I wonder if the crypto world needs delineation between retail and institutional as exists (admittedly it’s blurred) in FX? Looking back a few years the challenges to institutional adoption were custody (which has very much been solved); trading technology that institutions are familiar and comfortable with (ditto) and robust liquidity (jury is out). It was interesting to note a couple of crypto aggregation products coming on the market in recent weeks, this is an attempt, no doubt, to build liquidity further. Whether it will work is something else, because as most markets can demonstrate, what actually counts is the number of “real” LPs, i.e. those who don’t run away the second things get tricky. You can aggregate dozens of liquidity sources, but if they include recyclers what value is it? Institutions at least, will go into the crypto space well aware of the downsides of fragmentation and liquidity recycling, thanks to their experience in what is a much deeper market in FX.
Going back to recent conversations, another asset manager source expressed the opinion that the presence of so many firms born out of the high frequency space is a negative for the market because institutional investment firms will want to do “size”.

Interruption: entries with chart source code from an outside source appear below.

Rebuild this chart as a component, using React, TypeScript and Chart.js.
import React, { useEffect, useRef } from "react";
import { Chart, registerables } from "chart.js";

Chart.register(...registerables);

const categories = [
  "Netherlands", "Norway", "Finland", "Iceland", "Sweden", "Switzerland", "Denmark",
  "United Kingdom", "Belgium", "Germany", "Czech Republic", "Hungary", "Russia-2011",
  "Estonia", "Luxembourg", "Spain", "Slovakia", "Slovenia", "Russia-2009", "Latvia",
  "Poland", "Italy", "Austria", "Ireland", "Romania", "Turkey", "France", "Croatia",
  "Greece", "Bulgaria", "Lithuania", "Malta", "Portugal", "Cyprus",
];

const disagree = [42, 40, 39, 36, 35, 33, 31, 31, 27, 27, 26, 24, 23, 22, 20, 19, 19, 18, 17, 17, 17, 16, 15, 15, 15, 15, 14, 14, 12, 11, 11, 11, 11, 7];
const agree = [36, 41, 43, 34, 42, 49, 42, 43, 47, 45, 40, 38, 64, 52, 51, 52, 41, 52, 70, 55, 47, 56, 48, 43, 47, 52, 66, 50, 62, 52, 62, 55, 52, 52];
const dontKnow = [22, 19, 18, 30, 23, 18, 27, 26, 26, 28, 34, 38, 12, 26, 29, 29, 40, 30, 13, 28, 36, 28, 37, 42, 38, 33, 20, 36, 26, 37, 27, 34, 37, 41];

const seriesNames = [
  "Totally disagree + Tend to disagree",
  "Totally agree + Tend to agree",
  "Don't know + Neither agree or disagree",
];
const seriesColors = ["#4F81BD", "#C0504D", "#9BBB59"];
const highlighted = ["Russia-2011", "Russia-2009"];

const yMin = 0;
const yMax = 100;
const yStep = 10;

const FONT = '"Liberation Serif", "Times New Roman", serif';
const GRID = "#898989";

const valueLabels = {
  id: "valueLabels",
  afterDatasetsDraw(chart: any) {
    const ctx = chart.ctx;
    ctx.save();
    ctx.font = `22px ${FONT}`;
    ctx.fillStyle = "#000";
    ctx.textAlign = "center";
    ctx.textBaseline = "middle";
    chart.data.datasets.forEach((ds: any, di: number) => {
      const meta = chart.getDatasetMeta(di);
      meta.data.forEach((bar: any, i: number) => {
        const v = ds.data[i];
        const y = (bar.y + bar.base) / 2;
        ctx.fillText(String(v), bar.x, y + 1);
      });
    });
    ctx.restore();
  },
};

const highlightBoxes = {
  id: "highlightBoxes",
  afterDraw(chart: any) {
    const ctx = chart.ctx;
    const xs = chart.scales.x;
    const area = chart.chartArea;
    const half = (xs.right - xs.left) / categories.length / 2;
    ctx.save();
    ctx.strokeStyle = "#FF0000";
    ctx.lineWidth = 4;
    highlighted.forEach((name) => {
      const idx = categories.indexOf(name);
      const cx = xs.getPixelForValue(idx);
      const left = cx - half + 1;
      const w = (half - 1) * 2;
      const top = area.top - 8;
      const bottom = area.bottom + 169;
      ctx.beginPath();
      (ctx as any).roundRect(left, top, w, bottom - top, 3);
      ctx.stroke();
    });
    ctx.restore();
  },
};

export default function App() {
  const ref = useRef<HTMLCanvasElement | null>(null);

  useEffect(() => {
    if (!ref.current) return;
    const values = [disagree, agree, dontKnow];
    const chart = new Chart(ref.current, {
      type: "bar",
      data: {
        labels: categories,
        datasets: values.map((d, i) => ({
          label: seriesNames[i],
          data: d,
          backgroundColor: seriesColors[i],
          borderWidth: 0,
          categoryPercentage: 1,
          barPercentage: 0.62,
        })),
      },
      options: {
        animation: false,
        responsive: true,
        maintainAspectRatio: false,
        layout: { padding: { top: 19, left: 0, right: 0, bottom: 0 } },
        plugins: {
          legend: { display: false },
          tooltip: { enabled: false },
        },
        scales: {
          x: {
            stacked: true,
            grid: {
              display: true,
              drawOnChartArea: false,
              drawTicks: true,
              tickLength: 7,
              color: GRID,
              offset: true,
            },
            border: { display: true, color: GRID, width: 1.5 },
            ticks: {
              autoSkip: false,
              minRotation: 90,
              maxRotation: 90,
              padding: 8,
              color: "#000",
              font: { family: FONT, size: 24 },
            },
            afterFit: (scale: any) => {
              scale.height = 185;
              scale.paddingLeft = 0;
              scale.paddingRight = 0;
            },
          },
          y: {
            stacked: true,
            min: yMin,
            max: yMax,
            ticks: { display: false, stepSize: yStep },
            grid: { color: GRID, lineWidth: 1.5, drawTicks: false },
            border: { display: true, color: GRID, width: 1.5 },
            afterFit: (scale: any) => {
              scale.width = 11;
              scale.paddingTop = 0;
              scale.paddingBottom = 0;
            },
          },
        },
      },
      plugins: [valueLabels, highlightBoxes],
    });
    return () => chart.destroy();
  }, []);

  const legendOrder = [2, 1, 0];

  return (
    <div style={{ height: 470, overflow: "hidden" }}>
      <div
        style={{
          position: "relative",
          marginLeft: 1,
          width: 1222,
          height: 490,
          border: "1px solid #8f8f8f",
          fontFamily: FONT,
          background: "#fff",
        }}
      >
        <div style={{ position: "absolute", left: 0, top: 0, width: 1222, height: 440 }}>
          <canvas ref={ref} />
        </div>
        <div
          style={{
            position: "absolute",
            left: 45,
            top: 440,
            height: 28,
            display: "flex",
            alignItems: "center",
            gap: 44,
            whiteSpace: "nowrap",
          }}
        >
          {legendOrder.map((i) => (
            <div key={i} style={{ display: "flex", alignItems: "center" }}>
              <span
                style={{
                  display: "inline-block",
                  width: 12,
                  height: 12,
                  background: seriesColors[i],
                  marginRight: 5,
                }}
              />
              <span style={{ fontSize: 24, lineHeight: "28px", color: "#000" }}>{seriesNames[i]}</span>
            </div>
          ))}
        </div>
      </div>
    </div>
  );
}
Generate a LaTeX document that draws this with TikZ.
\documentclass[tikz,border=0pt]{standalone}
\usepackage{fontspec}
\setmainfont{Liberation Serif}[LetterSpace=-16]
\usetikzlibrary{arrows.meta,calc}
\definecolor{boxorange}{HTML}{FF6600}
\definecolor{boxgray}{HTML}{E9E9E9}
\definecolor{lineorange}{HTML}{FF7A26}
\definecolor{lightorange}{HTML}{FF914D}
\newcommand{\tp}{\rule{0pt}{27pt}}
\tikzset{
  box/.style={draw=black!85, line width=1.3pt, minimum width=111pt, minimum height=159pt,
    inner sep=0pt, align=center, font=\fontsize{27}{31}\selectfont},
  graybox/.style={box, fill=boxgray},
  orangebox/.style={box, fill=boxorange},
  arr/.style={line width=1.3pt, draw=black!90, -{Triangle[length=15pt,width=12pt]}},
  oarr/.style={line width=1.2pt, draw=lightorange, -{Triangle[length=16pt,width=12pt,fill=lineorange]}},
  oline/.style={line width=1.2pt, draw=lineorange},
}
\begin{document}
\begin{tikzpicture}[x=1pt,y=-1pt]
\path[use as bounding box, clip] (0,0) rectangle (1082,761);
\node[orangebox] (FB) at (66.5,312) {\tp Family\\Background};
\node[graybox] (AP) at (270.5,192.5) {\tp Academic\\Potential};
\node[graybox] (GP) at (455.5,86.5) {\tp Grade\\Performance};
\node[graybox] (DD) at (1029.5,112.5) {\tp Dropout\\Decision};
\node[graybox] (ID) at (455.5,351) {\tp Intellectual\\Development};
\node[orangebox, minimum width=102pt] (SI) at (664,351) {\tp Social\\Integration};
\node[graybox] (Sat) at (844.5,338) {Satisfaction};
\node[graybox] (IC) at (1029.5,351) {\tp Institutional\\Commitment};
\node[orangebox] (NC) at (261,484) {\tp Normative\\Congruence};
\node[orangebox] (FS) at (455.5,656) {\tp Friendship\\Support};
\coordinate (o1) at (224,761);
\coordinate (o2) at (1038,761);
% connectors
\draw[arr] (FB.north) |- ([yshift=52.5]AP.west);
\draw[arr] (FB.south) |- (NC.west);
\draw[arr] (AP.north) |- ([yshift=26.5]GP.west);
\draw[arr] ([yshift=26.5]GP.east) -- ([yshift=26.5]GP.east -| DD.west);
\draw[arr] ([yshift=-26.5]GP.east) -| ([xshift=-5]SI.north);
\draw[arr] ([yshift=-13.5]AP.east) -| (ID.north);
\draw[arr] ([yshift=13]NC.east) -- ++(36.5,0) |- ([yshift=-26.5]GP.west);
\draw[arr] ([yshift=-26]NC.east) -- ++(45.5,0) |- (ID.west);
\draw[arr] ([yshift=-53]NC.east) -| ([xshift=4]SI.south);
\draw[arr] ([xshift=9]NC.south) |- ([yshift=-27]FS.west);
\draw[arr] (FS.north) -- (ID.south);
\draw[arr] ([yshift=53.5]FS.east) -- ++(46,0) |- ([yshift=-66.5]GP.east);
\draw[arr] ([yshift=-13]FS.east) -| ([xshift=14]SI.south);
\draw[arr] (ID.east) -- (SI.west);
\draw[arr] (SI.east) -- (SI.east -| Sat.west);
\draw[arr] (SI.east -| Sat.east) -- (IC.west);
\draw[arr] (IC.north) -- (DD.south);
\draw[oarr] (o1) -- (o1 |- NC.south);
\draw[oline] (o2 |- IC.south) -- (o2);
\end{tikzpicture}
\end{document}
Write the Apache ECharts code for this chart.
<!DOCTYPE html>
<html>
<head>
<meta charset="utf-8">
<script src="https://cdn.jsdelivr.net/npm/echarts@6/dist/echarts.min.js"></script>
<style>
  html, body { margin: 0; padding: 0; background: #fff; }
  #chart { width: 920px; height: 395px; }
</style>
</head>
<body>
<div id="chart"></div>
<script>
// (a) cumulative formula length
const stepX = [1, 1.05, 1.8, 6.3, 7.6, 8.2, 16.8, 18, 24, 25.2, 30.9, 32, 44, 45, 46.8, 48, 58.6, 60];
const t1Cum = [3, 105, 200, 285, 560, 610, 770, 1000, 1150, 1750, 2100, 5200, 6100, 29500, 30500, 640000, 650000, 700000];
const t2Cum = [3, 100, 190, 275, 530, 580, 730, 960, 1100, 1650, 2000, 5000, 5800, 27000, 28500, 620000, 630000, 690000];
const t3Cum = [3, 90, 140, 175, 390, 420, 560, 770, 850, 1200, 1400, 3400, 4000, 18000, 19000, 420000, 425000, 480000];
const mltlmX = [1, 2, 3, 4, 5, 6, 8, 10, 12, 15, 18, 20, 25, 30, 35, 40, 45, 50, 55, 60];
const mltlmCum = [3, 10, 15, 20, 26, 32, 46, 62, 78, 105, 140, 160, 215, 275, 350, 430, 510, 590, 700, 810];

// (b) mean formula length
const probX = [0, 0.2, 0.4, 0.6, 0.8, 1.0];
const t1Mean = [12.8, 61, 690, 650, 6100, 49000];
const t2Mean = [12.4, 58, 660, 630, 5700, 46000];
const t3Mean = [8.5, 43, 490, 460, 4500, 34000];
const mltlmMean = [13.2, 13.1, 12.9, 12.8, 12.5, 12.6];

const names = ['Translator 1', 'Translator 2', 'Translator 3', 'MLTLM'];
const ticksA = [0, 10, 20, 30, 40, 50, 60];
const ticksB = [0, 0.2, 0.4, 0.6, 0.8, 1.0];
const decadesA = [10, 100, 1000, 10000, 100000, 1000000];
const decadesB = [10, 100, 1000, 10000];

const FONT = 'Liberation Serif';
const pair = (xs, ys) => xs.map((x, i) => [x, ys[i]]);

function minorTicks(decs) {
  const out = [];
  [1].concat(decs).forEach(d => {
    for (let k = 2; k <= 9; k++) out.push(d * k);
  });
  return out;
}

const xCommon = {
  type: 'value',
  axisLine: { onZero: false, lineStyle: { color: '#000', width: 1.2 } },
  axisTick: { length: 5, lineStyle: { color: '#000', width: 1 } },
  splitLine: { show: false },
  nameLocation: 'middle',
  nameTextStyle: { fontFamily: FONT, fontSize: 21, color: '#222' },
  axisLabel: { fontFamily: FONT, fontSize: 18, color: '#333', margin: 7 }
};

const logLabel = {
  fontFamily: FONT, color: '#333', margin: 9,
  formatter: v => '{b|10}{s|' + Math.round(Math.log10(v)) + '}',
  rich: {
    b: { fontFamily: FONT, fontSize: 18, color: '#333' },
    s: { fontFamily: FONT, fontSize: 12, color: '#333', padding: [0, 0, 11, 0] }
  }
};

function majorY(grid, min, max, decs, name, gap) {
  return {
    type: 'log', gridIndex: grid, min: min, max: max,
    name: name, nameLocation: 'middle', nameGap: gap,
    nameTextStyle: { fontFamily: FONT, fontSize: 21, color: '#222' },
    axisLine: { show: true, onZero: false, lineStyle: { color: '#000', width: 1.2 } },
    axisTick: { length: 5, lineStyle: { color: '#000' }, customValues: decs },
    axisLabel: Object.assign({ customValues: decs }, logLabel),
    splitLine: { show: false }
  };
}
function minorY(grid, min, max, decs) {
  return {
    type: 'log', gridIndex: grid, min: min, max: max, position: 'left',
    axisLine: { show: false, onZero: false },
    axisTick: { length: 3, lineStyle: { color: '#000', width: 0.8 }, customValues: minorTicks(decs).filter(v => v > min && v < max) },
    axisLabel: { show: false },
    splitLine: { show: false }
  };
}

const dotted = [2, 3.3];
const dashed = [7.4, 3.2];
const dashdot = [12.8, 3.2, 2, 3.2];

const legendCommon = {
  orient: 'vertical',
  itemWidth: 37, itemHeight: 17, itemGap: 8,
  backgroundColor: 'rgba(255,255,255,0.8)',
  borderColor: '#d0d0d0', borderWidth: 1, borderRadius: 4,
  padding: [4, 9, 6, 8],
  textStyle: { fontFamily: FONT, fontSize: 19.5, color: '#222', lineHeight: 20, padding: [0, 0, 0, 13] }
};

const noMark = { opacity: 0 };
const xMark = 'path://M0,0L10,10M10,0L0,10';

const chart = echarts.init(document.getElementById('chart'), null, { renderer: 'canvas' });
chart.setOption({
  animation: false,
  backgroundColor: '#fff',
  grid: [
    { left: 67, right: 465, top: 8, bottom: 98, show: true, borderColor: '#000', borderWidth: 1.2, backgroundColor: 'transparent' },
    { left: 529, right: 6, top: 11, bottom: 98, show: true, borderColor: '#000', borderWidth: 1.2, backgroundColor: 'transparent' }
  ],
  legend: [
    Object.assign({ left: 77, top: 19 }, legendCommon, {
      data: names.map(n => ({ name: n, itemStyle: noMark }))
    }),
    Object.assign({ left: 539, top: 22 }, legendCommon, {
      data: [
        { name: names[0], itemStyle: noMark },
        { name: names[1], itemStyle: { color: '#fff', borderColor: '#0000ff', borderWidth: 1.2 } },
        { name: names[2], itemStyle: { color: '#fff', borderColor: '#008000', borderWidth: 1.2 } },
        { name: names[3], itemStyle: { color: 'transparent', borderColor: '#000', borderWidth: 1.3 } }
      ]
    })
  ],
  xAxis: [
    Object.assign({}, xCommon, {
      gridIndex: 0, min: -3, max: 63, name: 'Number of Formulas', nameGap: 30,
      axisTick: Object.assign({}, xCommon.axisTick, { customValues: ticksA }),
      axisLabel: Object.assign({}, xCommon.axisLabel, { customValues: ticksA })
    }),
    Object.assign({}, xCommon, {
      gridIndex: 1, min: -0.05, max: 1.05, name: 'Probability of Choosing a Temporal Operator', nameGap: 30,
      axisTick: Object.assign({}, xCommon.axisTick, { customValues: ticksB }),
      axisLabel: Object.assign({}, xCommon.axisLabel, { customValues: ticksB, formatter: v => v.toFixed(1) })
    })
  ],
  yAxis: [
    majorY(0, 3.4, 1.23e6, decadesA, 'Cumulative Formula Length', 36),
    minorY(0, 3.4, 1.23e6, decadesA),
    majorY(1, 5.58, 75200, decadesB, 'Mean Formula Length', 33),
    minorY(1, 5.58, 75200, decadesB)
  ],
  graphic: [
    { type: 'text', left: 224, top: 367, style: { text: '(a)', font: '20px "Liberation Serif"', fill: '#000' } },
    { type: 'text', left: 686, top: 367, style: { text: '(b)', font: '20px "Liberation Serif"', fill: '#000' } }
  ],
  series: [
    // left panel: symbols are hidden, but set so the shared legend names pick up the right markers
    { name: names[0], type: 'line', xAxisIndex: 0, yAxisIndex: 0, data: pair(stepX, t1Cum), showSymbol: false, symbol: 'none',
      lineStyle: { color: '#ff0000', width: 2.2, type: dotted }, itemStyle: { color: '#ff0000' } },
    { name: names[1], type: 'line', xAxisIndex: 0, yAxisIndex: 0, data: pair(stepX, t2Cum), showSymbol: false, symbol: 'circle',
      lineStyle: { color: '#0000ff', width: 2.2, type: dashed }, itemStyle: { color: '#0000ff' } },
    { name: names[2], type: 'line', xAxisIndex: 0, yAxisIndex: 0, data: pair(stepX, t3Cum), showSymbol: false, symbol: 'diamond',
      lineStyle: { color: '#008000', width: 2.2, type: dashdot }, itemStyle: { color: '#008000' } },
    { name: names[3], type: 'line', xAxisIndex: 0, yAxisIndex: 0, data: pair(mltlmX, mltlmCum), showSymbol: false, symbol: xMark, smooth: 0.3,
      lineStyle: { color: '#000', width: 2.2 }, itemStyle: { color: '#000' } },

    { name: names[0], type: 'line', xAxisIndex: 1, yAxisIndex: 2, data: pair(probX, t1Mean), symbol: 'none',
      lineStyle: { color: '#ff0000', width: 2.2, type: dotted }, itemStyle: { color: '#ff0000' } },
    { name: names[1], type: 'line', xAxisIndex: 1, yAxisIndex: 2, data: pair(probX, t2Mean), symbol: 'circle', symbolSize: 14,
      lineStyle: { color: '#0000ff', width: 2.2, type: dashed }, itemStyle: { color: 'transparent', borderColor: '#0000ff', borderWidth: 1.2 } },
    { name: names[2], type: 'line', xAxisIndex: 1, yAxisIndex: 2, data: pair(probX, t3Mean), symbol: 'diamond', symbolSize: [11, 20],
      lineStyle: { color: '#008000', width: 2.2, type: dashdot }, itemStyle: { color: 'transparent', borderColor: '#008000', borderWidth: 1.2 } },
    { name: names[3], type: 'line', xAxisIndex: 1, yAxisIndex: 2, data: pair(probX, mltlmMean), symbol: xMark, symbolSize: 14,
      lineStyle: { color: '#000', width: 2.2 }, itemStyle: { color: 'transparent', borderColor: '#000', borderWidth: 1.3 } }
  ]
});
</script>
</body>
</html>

Interestingly, this manager saw the future of crypto as a conflict between equity and FX-sourced market structures – in the former the smaller trading firms dominate liquidity, in the latter it’s banks. That is probably an observation that I could align with, and overall, having had these discussions, I am rapidly coming to the conclusion that what crypto really needs to become “institutionalised” is the banks being their core service providers, the way they are in fiat – and (again whisper it) decent regulation. Along the way, the banks will have to adopt the technologies associated with cryptocurrencies and that is no bad thing, because the result will be another asset class available to trade for all, one that is closely linked with FX, and one which is, to repeat myself, fun to trade (how long for though, who knows?)